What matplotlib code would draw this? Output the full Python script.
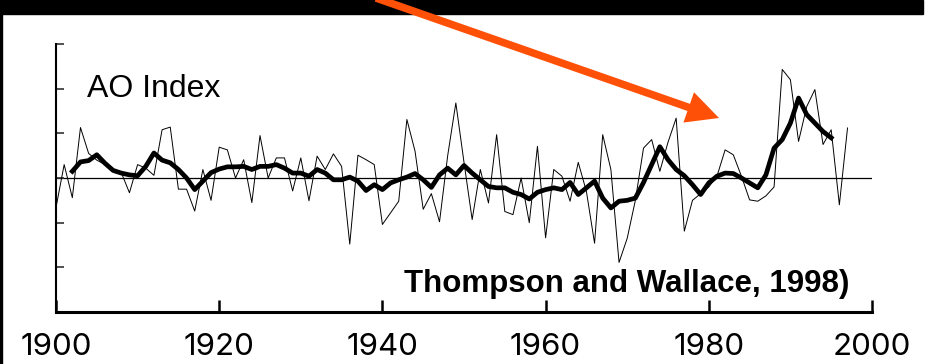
"""AO index time series (Thompson and Wallace, 1998) with highlight arrow."""

import matplotlib
matplotlib.use("Agg")
import matplotlib.pyplot as plt
from matplotlib.patches import Rectangle, FancyArrowPatch
import numpy as np

W, H = 929, 364

# annual AO index, 1900-1997
years = np.arange(1900, 1998)
ao_annual = [
    -0.66, 0.30, -0.44, 1.13, 0.55, 0.40, 0.30, 0.15, 0.12, -0.33,
    0.30, 0.22, 0.06, 1.08, 1.14, -0.25, -0.25, -0.74, 0.19, -0.50,
    0.69, 0.63, 0.00, 0.41, -0.55, 0.95, 0.00, 0.45, 0.45, -0.29,
    0.45, -0.51, 0.49, 0.19, 0.54, 0.26, -1.48, 0.51, 0.41, 0.30,
    -1.04, -0.78, -0.52, 1.31, 0.60, -0.70, -0.35, -0.98, 0.50, 1.68,
    0.35, -0.93, 0.19, -0.56, 0.97, -0.75, -0.82, 0.00, -1.00, 0.71,
    -1.34, 0.19, 0.04, -0.52, 0.35, -0.30, -1.46, 0.97, 0.19, -1.89,
    -1.35, -0.50, 0.67, 0.86, 0.15, 0.80, 1.34, -1.19, -0.50, -0.35,
    -0.20, 0.04, 0.63, 0.52, 0.04, -0.49, -0.52, -0.40, -0.20, 2.43,
    2.20, 0.82, 1.60, 1.98, 0.75, 1.08, -0.60, 1.12,
]

# smoothed curve, 1902-1995
years_smooth = np.arange(1902, 1996)
ao_smooth = [
    0.15, 0.36, 0.39, 0.52, 0.33, 0.17, 0.11, 0.07, 0.05, 0.26,
    0.56, 0.40, 0.34, 0.19, 0.00, -0.26, -0.07, 0.12, 0.20, 0.25,
    0.25, 0.26, 0.19, 0.26, 0.26, 0.30, 0.22, 0.11, 0.11, 0.04,
    0.19, 0.11, -0.04, -0.04, 0.02, -0.07, -0.28, -0.15, -0.26, -0.11,
    -0.04, 0.02, 0.10, -0.04, -0.21, 0.07, 0.22, 0.07, 0.28, 0.11,
    -0.04, -0.19, -0.22, -0.22, -0.32, -0.37, -0.47, -0.32, -0.26, -0.22,
    -0.26, -0.10, -0.37, -0.22, -0.07, -0.45, -0.67, -0.52, -0.50, -0.45,
    -0.10, 0.30, 0.70, 0.41, 0.19, 0.05, -0.15, -0.37, -0.11, 0.04,
    0.11, 0.10, 0.00, -0.11, -0.22, 0.07, 0.67, 0.86, 1.23, 1.79,
    1.42, 1.23, 1.04, 0.90,
]

xticks = [1900, 1920, 1940, 1960, 1980, 2000]
yticks = [-3, -2, -1, 0, 1, 2, 3]


def px(x, y):
    """Image pixel (top-left origin) to figure fraction."""
    return x / W, 1 - y / H


fig = plt.figure(figsize=(W / 100, H / 100), dpi=100)
fig.patch.set_facecolor("white")

ax = fig.add_axes([56 / W, (H - 312) / H, 816 / W, 268 / H])
ax.set_xlim(1900, 2000)
ax.set_ylim(-3, 3)

ax.axhline(0, color="black", lw=0.9, zorder=1)
ax.plot(years, ao_annual, color="black", lw=0.7, zorder=2)
ax.plot(years_smooth, ao_smooth, color="black", lw=3.4, zorder=3,
        solid_joinstyle="round")

for side in ("top", "right"):
    ax.spines[side].set_visible(False)
ax.spines["left"].set_linewidth(1.5)
ax.spines["bottom"].set_linewidth(2.2)

ax.set_yticks(yticks)
ax.set_yticklabels([])
ax.tick_params(axis="y", direction="in", length=6, width=1.2, color="#333333")
ax.set_xticks(xticks)
ax.set_xticklabels([str(t) for t in xticks], fontsize=22.5, family="Inter")
ax.tick_params(axis="x", direction="in", length=8.5, width=1.8, pad=15)

ax.text((87 - 56) / 816, (312 - 97) / 268, "AO Index", transform=ax.transAxes,
        fontsize=23, family="Liberation Sans", va="baseline", ha="left")
ax.text((849 - 56) / 816, (312 - 292) / 268, "Thompson and Wallace, 1998)",
        transform=ax.transAxes, fontsize=22.5, family="Liberation Sans",
        fontweight="bold", va="baseline", ha="right")

# black band at the top and thin strip on the left
fig.patches.append(Rectangle((0, 1 - 14 / H), 923 / W, 14 / H,
                             transform=fig.transFigure, color="black", zorder=1))
fig.patches.append(Rectangle((0, 0), 2 / W, 1, transform=fig.transFigure,
                             color="black", zorder=1))

arrow = FancyArrowPatch(px(376, -2), px(719, 118), transform=fig.transFigure,
                        arrowstyle="simple,head_length=1.1,head_width=1.1,tail_width=0.26",
                        mutation_scale=21, color="#FF5008", lw=0,
                        shrinkA=0, shrinkB=0, zorder=5)
fig.add_artist(arrow)

fig.savefig("out.png", dpi=100)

▬▬▬▬▬▬

• _Exercise requirements_
Restate each line from the start of the listing through the line bearing "W, H = 929, 364" word for word. Drop the pictures.

• _Full solution_
What matplotlib code would draw this? Output the full Python script.
"""AO index time series (Thompson and Wallace, 1998) with highlight arrow."""

import matplotlib
matplotlib.use("Agg")
import matplotlib.pyplot as plt
from matplotlib.patches import Rectangle, FancyArrowPatch
import numpy as np

W, H = 929, 364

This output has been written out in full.